Imagine working insane hours on your product for months, only to see some people signup for the free trial and never upgrade to paid.

Surely, the user is the problem! You must not be targeting the right user persona?

Well, maybe. But, maybe the product experience just falls short of expectations?

Maybe the person on the other end of that onboarding flow is stuck? Maybe they can't figure out how to use your product? How do you account for that?

Most early stage startups don't. They operate blindly and hope that someone will report an issue or refer to the FAQ when they can't figure something out. After all, who has time for support when you are a solo founder or a small team?

If you are nodding your head, you are probably thinking about this all backwards.

Let me explain...

User testing is a power-up move that every startup should pursue as they start to gain traction. The only exception is if your product is so basic, that it really doesn't need much explaining. A text box is a text box and a button is a button. You type into a text box and press a button - there's not much to it.

But, let's assume your app is not that simple. Maybe it has different menu areas, reporting screens, settings, configurations, integrations - you get the picture. It may seem obvious to you as the founder or daily user of your own product, but others may not have the same confidence or experience. This is where user testing comes in.

The reason I call user testing a power-up, is because it shortens the time it takes to get the product experience right. Every churned user is an opportunity cost. Even though user testing may not be exactly cheap on a startup or indie budget, it is worth every penny if it saves you from churned customers. Plus, a churned user can mean a lost positive word-of-mouth opportunity, and at worst - a bad mention online that creates further lost user acquisition opportunities.

What is the difference between QA and user testing?

The other day I asked on Twitter if people are doing user testing on their products. A few people replied. One person discussed in some detail how they have a dedicated individual on their team who performs quality assurance on the product to catch 99% of the bugs.

I went on to explain that user testing is not QA, but I'm unsure if my point was received.

I think developers may confuse QA and user testing because they are in that debugging mode and may think that user testing refers to the ability to use the product without bugs.

This is not what user testing is about.

User testing aims to understand how people navigate your product and try to accomplish whatever it is that the product promises. You can have a bug-free user experience and still have a poorly designed product.

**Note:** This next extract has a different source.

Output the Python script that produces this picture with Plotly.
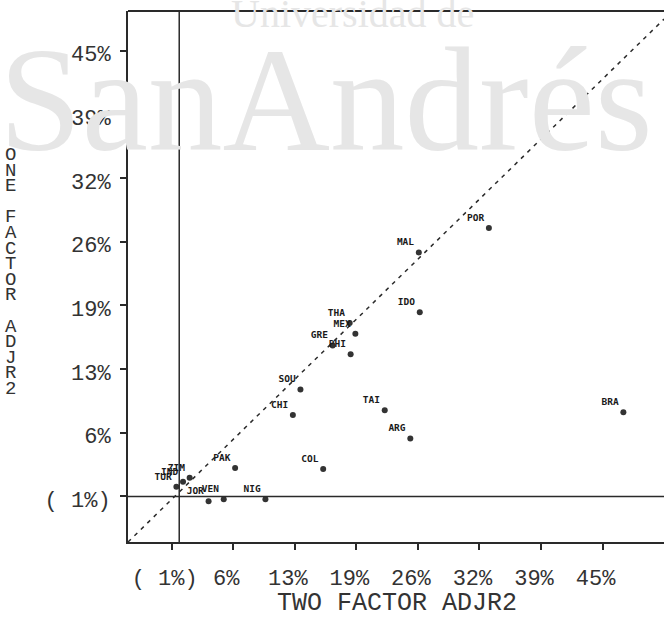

User testing aims at reducing frustration and making it as easy as possible for people to accomplish their goals.

For example: you could have a perfectly functional app that lets someone design a social media banner. QA would never catch this because it's bug-free. But, what if the user is frustrated that they do not have a starting point? Maybe they need a template? This is where user testing makes it apparent that something is missing.

Ok, but what if you have a starting point - this must mean the app has great UX, right? We'd need to ask the user to see if the starting point is easy enough to customize to publish the image - then we'd know if the UX achieves what it set out to do.

How do I recruit testers for my product?

If you understand opportunity cost, then you'll quickly realize that user testing is actually a cheap way to do yourself a huge favor. So, how do you then find users to test your product? There are several ways to find and recruit testers:

#1: Hang out in communities where your potential customers spend time and try to talk them up into testing your product (with no strings attach, no sales pitches).

This is a great strategy for scrappy founders. Find communities where your potential customers hang out and talk to them. These may include Reddit subs, Slack channels, Facebook groups, online communities.

The key is to find actual prospects who are likely candidates for your product and not some random person online. This will guarantee better feedback because the people are much more likely to be familiar with the industry.

Some ways to recruit people:

  1. Offer value to the community and get to know people by establishing good rapport.
  2. Offer a service for a service - if you really need to, you can offer a service in exchange for a user test.
  3. Offer to pay for their time - there is a good chance they won't even want your money, but it's a good gesture out of respect for their time.

#2 Use Facebook ads to target by interests

If you are savvy enough to run Facebook ads, you can target audiences to recruit them based on their interests.

  1. Set up a Tripetto form to collect their information.
  2. Make it conditional so if they do not qualify for a question, they cannot proceed.
  3. Collect the qualified person's information and contact them
  4. Instruct them to leave a video review of them using y our product or website (whatever you want tested). They can use an app like Tella to make it easier.

You'll want to create your questions ahead of time. Keep them open-ended or task-driven and make sure to ask follow-up questions. For example, you can ask users to create a project, to sign up for an account, or to find a specific feature in your product. After the session, ask them to talk through their thoughts about each of the tasks and how easy / difficult it was to fulfill them.

#3 Not recommended, but you can ask your close network to test for you

All User Testing professionals will advise you against asking people you know to test your product. This is because the results you get will be skewed no matter what you say to that individual. People do not want to hurt other people's feelings and even if they speak the truth, it'll be sugarcoated one way or another.

However, if you have absolutely no way to test your product with an outside perspective, you can use this strategy to a limited degree to get at least an initial overview of the problem areas. An actual user or potential of user of your product would be the best bet, so this is the last resort until you have enough resources to get qualified testers into your product.